Stated goal: Leave out all pictures and return, exactly as written, the lines from the line containing "picture with matplotlib." to the line containing "plt.rcParams['font.family'] = ['Liberation", both ends kept.

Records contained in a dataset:
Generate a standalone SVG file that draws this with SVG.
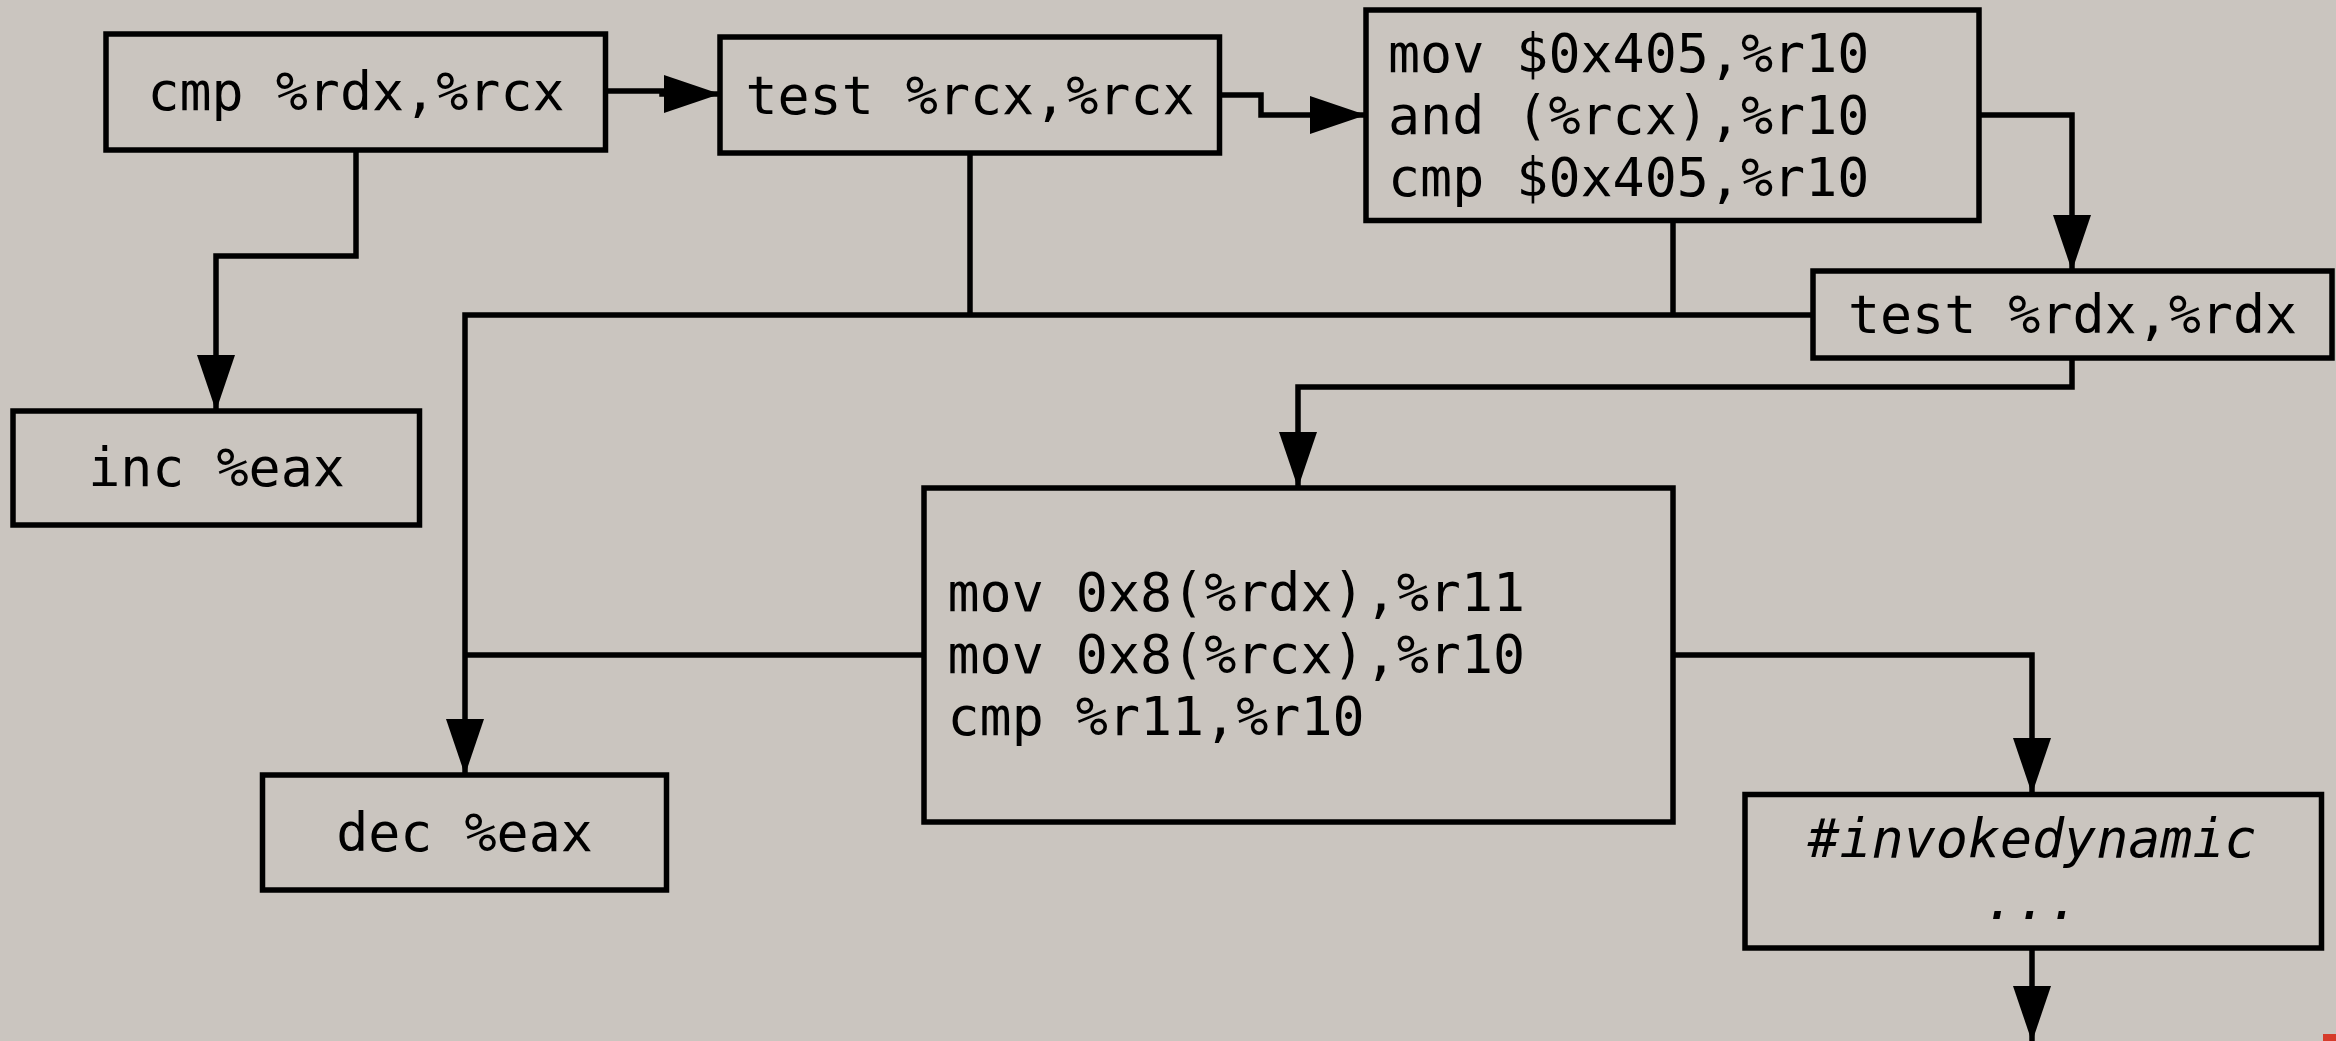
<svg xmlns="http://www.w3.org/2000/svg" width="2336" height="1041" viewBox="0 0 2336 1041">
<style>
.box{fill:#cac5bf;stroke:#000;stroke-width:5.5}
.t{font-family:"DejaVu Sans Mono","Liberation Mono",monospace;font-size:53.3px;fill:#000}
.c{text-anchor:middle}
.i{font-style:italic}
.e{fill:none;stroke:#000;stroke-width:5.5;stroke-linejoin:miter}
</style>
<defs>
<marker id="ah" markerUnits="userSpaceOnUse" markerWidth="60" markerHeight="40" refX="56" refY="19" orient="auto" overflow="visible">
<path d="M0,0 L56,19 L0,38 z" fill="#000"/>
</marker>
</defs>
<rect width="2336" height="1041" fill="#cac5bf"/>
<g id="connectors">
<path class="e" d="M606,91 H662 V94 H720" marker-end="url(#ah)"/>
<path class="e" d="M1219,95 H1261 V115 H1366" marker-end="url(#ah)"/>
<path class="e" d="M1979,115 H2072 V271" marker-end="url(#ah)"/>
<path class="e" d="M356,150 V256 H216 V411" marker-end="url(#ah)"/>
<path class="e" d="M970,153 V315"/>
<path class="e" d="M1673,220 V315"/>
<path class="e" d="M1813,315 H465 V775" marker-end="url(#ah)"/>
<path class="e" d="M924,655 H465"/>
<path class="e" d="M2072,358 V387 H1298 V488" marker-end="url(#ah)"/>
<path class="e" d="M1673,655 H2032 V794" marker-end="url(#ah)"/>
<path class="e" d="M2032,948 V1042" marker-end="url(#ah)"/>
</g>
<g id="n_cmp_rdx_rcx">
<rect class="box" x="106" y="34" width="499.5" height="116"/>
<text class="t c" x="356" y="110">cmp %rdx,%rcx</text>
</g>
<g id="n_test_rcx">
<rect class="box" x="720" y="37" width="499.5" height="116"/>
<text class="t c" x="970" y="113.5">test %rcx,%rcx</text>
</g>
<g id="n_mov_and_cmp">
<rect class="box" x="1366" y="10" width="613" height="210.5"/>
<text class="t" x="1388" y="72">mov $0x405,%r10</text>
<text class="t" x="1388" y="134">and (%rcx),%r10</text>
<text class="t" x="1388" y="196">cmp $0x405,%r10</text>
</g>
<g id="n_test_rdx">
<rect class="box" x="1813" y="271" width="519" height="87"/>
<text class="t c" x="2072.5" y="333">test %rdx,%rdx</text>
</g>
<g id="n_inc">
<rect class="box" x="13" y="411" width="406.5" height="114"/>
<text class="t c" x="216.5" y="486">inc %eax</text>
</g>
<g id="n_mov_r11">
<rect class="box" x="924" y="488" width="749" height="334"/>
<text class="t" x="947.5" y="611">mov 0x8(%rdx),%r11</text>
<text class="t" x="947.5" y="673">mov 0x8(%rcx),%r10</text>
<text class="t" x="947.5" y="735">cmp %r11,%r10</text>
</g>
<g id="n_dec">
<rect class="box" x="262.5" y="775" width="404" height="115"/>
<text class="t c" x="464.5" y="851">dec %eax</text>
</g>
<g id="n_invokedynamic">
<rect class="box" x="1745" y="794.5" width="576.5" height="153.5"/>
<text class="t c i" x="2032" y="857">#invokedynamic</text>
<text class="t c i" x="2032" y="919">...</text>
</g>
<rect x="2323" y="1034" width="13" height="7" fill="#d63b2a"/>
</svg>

...

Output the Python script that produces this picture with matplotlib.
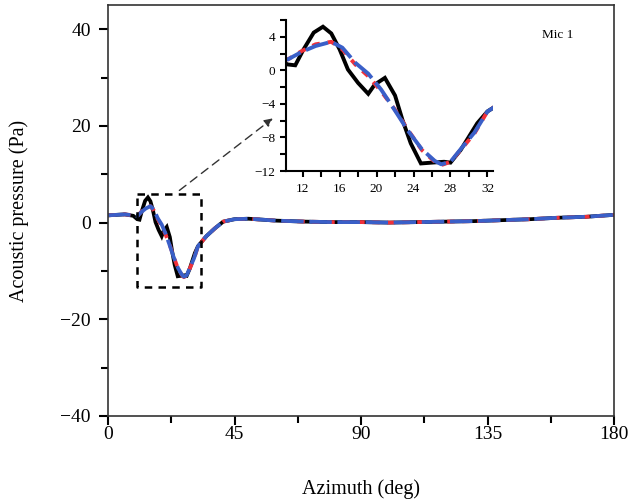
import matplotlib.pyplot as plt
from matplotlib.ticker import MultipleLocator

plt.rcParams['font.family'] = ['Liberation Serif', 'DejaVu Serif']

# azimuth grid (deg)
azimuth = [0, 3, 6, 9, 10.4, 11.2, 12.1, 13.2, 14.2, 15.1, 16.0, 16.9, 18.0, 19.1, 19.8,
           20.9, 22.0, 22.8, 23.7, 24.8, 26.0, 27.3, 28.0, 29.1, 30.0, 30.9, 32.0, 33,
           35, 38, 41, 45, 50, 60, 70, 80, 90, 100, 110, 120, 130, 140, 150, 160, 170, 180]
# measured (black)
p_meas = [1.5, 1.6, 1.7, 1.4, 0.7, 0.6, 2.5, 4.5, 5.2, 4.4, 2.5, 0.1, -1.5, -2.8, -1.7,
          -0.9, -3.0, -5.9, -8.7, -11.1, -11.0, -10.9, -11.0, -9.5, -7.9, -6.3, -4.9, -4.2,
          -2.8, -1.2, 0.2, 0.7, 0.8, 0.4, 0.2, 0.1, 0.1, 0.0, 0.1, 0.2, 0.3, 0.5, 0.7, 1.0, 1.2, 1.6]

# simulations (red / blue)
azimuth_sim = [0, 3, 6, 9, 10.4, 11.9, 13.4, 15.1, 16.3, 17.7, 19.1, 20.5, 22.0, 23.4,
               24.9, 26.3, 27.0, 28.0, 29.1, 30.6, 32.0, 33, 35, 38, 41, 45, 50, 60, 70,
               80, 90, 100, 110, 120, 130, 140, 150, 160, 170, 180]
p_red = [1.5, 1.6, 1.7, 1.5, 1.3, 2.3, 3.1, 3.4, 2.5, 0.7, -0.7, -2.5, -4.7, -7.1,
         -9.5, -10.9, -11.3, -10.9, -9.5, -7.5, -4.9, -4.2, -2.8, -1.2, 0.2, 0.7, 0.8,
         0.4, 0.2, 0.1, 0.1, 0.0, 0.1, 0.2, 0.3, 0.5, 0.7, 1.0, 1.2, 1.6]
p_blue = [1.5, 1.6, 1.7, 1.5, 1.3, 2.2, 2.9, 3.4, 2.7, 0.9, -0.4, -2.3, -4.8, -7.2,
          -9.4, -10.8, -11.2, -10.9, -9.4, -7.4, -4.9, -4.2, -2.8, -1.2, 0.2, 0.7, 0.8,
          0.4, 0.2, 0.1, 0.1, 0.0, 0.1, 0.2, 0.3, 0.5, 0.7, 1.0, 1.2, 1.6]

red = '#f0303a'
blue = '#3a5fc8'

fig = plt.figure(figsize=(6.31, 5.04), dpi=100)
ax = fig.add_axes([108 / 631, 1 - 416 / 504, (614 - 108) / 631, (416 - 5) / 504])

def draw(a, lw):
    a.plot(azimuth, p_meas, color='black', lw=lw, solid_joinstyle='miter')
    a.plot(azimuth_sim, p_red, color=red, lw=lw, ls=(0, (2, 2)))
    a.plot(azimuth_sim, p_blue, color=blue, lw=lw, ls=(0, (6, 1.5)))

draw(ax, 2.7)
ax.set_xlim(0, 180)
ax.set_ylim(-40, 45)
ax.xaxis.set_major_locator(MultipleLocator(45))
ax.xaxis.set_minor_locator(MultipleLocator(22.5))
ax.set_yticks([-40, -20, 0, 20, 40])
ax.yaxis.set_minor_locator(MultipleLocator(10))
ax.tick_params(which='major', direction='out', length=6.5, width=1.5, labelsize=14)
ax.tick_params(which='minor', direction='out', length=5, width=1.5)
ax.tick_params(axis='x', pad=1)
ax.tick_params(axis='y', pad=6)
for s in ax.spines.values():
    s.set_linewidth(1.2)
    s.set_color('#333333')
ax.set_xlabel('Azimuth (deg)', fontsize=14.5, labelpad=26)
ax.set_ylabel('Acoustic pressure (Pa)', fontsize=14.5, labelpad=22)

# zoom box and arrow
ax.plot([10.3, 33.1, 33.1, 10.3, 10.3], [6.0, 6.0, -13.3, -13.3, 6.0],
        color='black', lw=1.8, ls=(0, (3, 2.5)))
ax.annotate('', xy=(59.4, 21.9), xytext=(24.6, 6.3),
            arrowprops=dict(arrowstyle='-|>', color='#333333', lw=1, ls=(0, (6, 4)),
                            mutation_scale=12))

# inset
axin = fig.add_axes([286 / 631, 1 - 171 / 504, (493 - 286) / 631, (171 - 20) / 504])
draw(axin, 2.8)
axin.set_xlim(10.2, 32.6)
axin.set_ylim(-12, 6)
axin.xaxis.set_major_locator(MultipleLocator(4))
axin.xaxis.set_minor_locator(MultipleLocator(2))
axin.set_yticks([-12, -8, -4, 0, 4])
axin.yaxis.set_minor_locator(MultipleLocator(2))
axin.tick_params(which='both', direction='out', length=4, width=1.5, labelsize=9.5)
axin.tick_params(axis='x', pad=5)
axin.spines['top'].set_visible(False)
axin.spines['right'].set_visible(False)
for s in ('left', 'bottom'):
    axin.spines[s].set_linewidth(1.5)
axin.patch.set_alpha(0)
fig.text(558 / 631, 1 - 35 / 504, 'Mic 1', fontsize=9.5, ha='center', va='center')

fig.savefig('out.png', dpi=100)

* * *

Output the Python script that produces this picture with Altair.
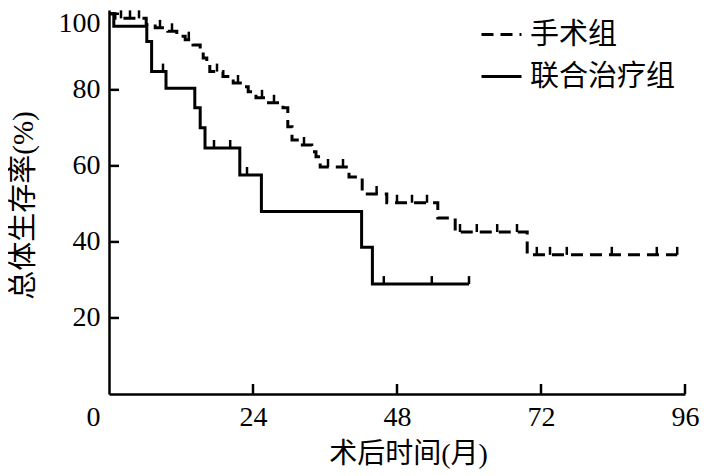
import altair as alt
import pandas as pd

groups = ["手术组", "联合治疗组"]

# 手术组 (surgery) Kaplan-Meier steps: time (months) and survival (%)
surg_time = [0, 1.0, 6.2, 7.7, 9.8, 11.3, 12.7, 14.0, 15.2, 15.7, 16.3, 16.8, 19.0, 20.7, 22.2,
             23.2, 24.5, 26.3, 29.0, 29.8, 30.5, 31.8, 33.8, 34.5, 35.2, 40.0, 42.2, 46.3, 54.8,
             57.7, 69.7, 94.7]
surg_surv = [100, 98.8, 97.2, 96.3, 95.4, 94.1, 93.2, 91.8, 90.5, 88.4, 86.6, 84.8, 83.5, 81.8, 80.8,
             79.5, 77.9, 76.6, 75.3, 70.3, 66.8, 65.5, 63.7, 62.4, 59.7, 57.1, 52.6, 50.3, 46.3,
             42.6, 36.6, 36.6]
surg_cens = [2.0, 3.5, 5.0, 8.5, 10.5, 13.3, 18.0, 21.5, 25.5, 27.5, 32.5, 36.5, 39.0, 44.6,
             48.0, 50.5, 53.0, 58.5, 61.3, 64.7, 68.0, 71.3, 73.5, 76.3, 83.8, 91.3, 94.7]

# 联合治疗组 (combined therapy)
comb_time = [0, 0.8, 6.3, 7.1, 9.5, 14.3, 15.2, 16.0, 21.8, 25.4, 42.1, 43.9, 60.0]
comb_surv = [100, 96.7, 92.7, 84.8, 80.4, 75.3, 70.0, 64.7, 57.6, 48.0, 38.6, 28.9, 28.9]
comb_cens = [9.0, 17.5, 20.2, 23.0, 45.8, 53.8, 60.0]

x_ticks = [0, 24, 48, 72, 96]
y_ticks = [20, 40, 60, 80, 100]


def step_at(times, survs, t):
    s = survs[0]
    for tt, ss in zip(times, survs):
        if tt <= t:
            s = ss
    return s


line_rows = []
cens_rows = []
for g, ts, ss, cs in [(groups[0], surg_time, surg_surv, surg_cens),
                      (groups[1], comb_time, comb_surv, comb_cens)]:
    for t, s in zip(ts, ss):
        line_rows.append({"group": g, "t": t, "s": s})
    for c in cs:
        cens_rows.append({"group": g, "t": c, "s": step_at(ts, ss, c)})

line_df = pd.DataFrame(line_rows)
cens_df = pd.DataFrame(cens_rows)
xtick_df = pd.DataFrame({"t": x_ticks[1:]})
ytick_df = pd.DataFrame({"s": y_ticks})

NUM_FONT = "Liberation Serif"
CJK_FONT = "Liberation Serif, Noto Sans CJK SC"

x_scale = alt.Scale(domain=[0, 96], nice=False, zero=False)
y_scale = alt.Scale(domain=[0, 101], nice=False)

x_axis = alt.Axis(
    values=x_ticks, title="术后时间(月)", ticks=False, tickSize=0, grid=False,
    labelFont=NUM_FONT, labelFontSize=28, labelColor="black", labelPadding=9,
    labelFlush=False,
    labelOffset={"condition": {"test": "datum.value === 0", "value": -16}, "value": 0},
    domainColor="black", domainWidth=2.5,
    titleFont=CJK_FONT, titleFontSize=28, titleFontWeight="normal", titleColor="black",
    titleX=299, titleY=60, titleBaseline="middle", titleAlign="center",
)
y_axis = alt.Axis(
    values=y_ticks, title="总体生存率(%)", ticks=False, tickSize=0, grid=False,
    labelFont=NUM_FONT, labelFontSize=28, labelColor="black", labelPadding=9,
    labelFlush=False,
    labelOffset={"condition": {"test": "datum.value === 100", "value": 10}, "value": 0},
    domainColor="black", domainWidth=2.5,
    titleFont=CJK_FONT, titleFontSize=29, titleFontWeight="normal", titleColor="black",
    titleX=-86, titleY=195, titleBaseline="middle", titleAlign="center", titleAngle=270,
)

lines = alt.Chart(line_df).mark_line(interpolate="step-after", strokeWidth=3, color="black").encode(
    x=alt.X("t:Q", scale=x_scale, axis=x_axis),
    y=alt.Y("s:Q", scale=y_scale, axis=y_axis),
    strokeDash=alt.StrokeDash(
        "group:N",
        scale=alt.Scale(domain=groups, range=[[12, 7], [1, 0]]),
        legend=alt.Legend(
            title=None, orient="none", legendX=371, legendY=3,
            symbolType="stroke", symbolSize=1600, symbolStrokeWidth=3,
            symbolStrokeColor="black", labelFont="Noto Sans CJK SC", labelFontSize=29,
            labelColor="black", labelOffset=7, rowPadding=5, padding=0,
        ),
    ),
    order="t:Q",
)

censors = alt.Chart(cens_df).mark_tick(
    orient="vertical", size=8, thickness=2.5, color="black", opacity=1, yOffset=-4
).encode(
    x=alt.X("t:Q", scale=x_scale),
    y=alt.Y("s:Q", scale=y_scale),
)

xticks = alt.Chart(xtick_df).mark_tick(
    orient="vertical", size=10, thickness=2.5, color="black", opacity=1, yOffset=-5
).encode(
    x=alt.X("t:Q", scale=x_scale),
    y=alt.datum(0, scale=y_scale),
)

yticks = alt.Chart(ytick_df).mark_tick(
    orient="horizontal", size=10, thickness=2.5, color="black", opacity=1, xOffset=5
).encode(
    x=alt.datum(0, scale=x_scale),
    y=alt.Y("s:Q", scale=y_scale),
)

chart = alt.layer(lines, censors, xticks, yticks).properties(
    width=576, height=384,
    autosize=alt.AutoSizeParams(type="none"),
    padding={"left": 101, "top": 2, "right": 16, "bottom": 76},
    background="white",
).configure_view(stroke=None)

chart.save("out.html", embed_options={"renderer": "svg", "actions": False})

Solution:
Output the Python script that produces this picture with matplotlib.
import matplotlib.pyplot as plt
from matplotlib.ticker import MultipleLocator

plt.rcParams['font.family'] = ['Liberation Serif', 'DejaVu Serif']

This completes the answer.